Valgrind now supports JEMalloc builds directly

Following some sterling hackery by Alexander Potapenko and Philippe Waroquiers, Valgrind/Memcheck now has direct support for JEMalloc, tcmalloc, and any other allocation library offering a malloc-style interface.

This means you no longer need to build Firefox using –disable-jemalloc on Linux.  You do still need –enable-valgrind, to stop V freaking out when JS GC scans the stack, but that’s no big deal.

To use this, you need to give Valgrind the flag –soname-synonyms=somalloc=NONE.  This tells it that the bundle of functions it needs to intercept (malloc, etc) live in the main executable instead of in libc.

You need a Valgrind trunk build of 11 May or later (svn r12559).

On MacOSX 10.7, all of this is irrelevant, since V appears to run a normal JEMalloc’d build  just fine.

On Android, the same trickery gives support for JEMalloc, but requires some extra hacks  which are not in the repo, so you can’t use it as-is.  I also have a bunch of code which checks for cross-DSO mismatches (eg, alloc by JEMalloc, free by libc), but that is also not committed yet.

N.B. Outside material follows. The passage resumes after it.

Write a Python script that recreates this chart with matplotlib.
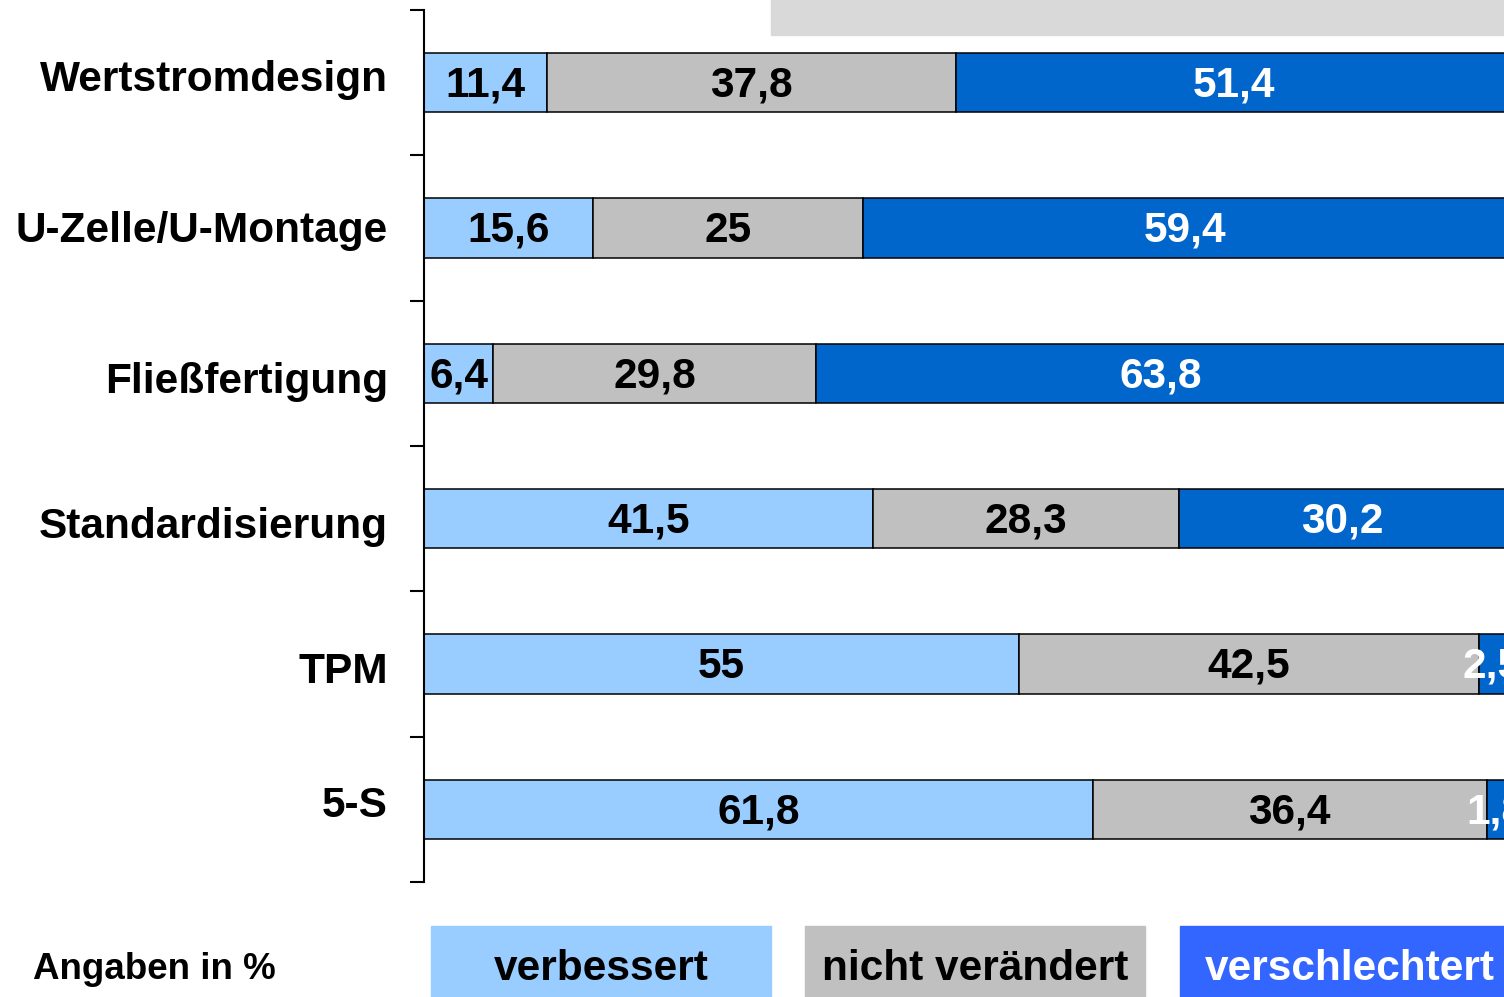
import matplotlib
matplotlib.use("Agg")
import matplotlib.pyplot as plt
from matplotlib.patches import Rectangle

plt.rcParams['font.family'] = ['Liberation Sans', 'DejaVu Sans']
plt.rcParams['font.weight'] = 'bold'

# Data (Angaben in %)
categories = ["Wertstromdesign", "U-Zelle/U-Montage", "Fließfertigung",
              "Standardisierung", "TPM", "5-S"]
verbessert = [11.4, 15.6, 6.4, 41.5, 55, 61.8]
nicht_veraendert = [37.8, 25, 29.8, 28.3, 42.5, 36.4]
verschlechtert = [51.4, 59.4, 63.8, 30.2, 2.5, 1.8]
series_names = ["verbessert", "nicht verändert", "verschlechtert"]

bar_colors = ["#99CCFF", "#C0C0C0", "#0066CC"]
text_colors = ["black", "black", "white"]
legend_colors = ["#99CCFF", "#C0C0C0", "#3366FF"]

W, H = 1504, 997
fig = plt.figure(figsize=(W / 100, H / 100), dpi=100)
# 100 % lies just past the right edge of the picture
ax = fig.add_axes((424 / W, (H - 882) / H, 1082 / W, 872 / H))
ax.set_xlim(0, 100)
ax.set_ylim(len(categories), 0)
px_per_row = 872 / len(categories)

fs = 30.5
ypos = [i + 0.5 for i in range(len(categories))]
lefts = [0] * len(categories)
for vals, col, tcol in zip([verbessert, nicht_veraendert, verschlechtert], bar_colors, text_colors):
    ax.barh(ypos, vals, left=lefts, height=0.41, color=col, edgecolor='black',
            linewidth=1.1, zorder=2)
    for y, l, v in zip(ypos, lefts, vals):
        lab = f"{v:g}".replace('.', ',')
        ax.text(l + v / 2, y + 14 / px_per_row, lab, ha='center', va='baseline', fontsize=fs,
                color=tcol, fontweight='bold', clip_on=False, zorder=3)
    lefts = [l + v for l, v in zip(lefts, vals)]

# Category labels (baseline offsets below the bar centre, in pixels)
label_dy = [8, 14, 20, 19, 19, 8]
for y, name, dy in zip(ypos, categories, label_dy):
    ax.text(-36 / 10.82, y + dy / px_per_row, name, ha='right', va='baseline', fontsize=fs,
            fontweight='bold', color='black')

# Axis styling
for s in ['top', 'right', 'bottom']:
    ax.spines[s].set_visible(False)
ax.spines['left'].set_linewidth(1.5)
ax.set_xticks([])
ax.set_yticks(range(len(categories) + 1))
ax.set_yticklabels([])
ax.tick_params(axis='y', direction='out', length=10, width=1.5)

# Gray box at top (cut off)
fig.patches.append(Rectangle((771 / W, (H - 35) / H), (W - 771) / W + 0.01, 0.05,
                             transform=fig.transFigure, color='#D9D9D9', zorder=0))

# Legend
fig.text(33 / W, (H - 979) / H, "Angaben in %", ha='left', va='baseline', fontsize=26.5,
         fontweight='bold')
box_x = [(431, 771), (805, 1145), (1180, 1520)]
text_cx = [601, 975, 1350]
for (x0, x1), col, tcol, name, cx in zip(box_x, legend_colors, text_colors, series_names, text_cx):
    fig.patches.append(Rectangle((x0 / W, 0), (x1 - x0) / W, (H - 926) / H,
                                 transform=fig.transFigure, color=col, zorder=0))
    fig.text(cx / W, (H - 980) / H, name, ha='center', va='baseline', fontsize=fs,
             fontweight='bold', color=tcol)

fig.savefig("out.png", dpi=100)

Other recent developments, that you might want to upgrade to a trunk svn build for:

  • Translation chaining — improves performance noticably in some circumstances, particularly on lower end hardware and for the lighter weight tools.
  •  AVX support — trunk now contains partial AVX instruction set support, enough to run a Firefox built with “gcc-4.7.0 -mavx -O2”. Work to give more complete support is ongoing.
  • GDB server — this has been around for a while, but doesn’t  seem widely known.  Using it, you can control Valgrind with GDB, examine data when V reports errors, single step, all the usual stuff.  To use it, start Valgrind with –vgdb-error=0 and follow the directions it prints.
  • On MacOSX, reduced noise level when running Clang/LLVM generated code.

1 response

  1. Paul Biggar wrote on :

    On OSX, it makes sense that Valgrind just works. jemalloc hooks in through the normal system allocator, so the libc routines are the ones used.

    That said, I wonder if that would cause it to miss some allocations. There are a large number of allocations that use jemalloc directly. Certainly the JS engine does, and I think any file where the mozmalloc headers are used.